◆ Description of the task
Reproduce the listing below without changes, except that pictures are left out.

◆ Dataset content
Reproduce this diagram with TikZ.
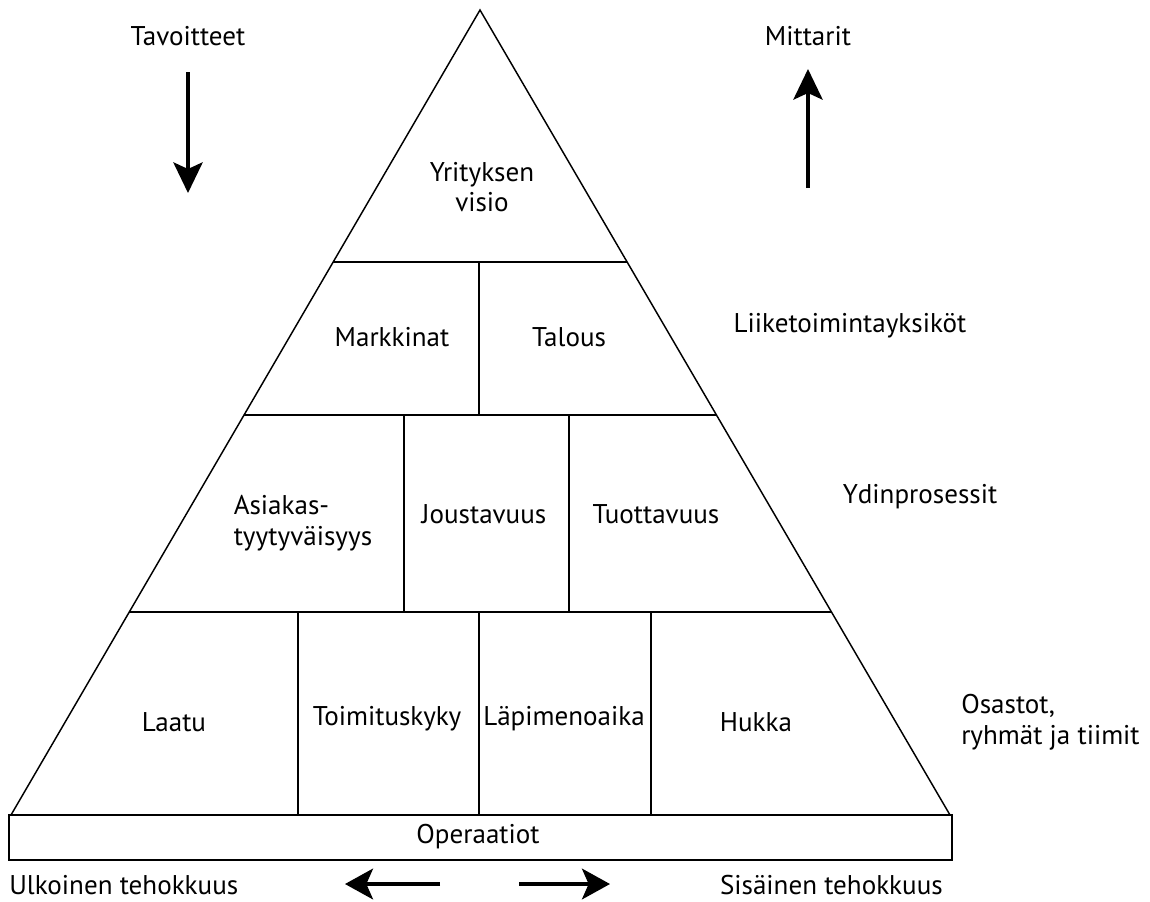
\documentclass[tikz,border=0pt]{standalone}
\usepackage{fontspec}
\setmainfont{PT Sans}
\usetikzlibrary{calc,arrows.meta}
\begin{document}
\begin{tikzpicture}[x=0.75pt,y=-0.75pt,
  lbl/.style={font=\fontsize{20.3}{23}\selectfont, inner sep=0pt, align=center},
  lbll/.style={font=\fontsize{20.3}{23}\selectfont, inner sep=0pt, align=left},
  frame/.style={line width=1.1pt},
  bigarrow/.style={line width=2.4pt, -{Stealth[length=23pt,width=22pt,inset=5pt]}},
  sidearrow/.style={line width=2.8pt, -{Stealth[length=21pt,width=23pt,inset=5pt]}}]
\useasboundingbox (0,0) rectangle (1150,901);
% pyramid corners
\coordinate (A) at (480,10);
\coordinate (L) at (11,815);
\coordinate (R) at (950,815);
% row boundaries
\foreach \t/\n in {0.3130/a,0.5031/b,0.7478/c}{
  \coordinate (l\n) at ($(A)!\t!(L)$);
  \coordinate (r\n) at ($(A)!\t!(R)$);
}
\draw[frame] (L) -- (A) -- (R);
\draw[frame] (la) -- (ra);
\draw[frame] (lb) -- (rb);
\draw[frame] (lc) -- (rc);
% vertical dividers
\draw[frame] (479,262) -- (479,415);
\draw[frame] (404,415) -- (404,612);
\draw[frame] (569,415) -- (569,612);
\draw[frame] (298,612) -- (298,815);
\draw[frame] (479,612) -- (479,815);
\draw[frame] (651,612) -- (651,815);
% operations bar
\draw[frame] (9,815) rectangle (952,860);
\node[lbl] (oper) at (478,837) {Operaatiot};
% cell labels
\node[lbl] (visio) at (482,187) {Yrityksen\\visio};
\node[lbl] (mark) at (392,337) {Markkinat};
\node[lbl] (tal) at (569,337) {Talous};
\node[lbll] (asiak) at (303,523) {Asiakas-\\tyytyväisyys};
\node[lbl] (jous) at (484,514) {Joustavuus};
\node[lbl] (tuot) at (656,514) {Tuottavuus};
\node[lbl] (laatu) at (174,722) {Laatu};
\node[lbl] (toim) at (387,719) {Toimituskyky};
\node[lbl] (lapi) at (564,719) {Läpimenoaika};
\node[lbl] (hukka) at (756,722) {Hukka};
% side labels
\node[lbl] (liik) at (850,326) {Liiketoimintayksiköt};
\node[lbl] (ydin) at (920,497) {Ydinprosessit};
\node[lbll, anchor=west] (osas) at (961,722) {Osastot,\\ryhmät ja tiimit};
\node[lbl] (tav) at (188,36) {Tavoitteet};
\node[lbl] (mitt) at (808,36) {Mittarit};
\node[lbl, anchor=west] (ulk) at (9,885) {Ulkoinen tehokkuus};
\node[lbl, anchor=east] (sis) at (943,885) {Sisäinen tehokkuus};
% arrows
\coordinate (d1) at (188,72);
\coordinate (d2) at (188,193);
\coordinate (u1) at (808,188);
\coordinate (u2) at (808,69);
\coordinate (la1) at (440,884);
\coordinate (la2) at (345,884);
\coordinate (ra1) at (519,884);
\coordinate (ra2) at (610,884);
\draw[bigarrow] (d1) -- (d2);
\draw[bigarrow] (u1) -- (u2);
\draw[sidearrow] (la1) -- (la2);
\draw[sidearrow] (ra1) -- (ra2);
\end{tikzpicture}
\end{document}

◆ Answer to the task
Reproduce this diagram with TikZ.
\documentclass[tikz,border=0pt]{standalone}
\usepackage{fontspec}
\setmainfont{PT Sans}
\usetikzlibrary{calc,arrows.meta}
\begin{document}
\begin{tikzpicture}[x=0.75pt,y=-0.75pt,
  lbl/.style={font=\fontsize{20.3}{23}\selectfont, inner sep=0pt, align=center},
  lbll/.style={font=\fontsize{20.3}{23}\selectfont, inner sep=0pt, align=left},
  frame/.style={line width=1.1pt},
  bigarrow/.style={line width=2.4pt, -{Stealth[length=23pt,width=22pt,inset=5pt]}},
  sidearrow/.style={line width=2.8pt, -{Stealth[length=21pt,width=23pt,inset=5pt]}}]
\useasboundingbox (0,0) rectangle (1150,901);
% pyramid corners
\coordinate (A) at (480,10);
\coordinate (L) at (11,815);
\coordinate (R) at (950,815);
% row boundaries
\foreach \t/\n in {0.3130/a,0.5031/b,0.7478/c}{
  \coordinate (l\n) at ($(A)!\t!(L)$);
  \coordinate (r\n) at ($(A)!\t!(R)$);
}
\draw[frame] (L) -- (A) -- (R);
\draw[frame] (la) -- (ra);
\draw[frame] (lb) -- (rb);
\draw[frame] (lc) -- (rc);
% vertical dividers
\draw[frame] (479,262) -- (479,415);
\draw[frame] (404,415) -- (404,612);
\draw[frame] (569,415) -- (569,612);
\draw[frame] (298,612) -- (298,815);
\draw[frame] (479,612) -- (479,815);
\draw[frame] (651,612) -- (651,815);
% operations bar
\draw[frame] (9,815) rectangle (952,860);
\node[lbl] (oper) at (478,837) {Operaatiot};
% cell labels
\node[lbl] (visio) at (482,187) {Yrityksen\\visio};
\node[lbl] (mark) at (392,337) {Markkinat};
\node[lbl] (tal) at (569,337) {Talous};
\node[lbll] (asiak) at (303,523) {Asiakas-\\tyytyväisyys};
\node[lbl] (jous) at (484,514) {Joustavuus};
\node[lbl] (tuot) at (656,514) {Tuottavuus};
\node[lbl] (laatu) at (174,722) {Laatu};
\node[lbl] (toim) at (387,719) {Toimituskyky};
\node[lbl] (lapi) at (564,719) {Läpimenoaika};
\node[lbl] (hukka) at (756,722) {Hukka};
% side labels
\node[lbl] (liik) at (850,326) {Liiketoimintayksiköt};
\node[lbl] (ydin) at (920,497) {Ydinprosessit};
\node[lbll, anchor=west] (osas) at (961,722) {Osastot,\\ryhmät ja tiimit};
\node[lbl] (tav) at (188,36) {Tavoitteet};
\node[lbl] (mitt) at (808,36) {Mittarit};
\node[lbl, anchor=west] (ulk) at (9,885) {Ulkoinen tehokkuus};
\node[lbl, anchor=east] (sis) at (943,885) {Sisäinen tehokkuus};
% arrows
\coordinate (d1) at (188,72);
\coordinate (d2) at (188,193);
\coordinate (u1) at (808,188);
\coordinate (u2) at (808,69);
\coordinate (la1) at (440,884);
\coordinate (la2) at (345,884);
\coordinate (ra1) at (519,884);
\coordinate (ra2) at (610,884);
\draw[bigarrow] (d1) -- (d2);
\draw[bigarrow] (u1) -- (u2);
\draw[sidearrow] (la1) -- (la2);
\draw[sidearrow] (ra1) -- (ra2);
\end{tikzpicture}
\end{document}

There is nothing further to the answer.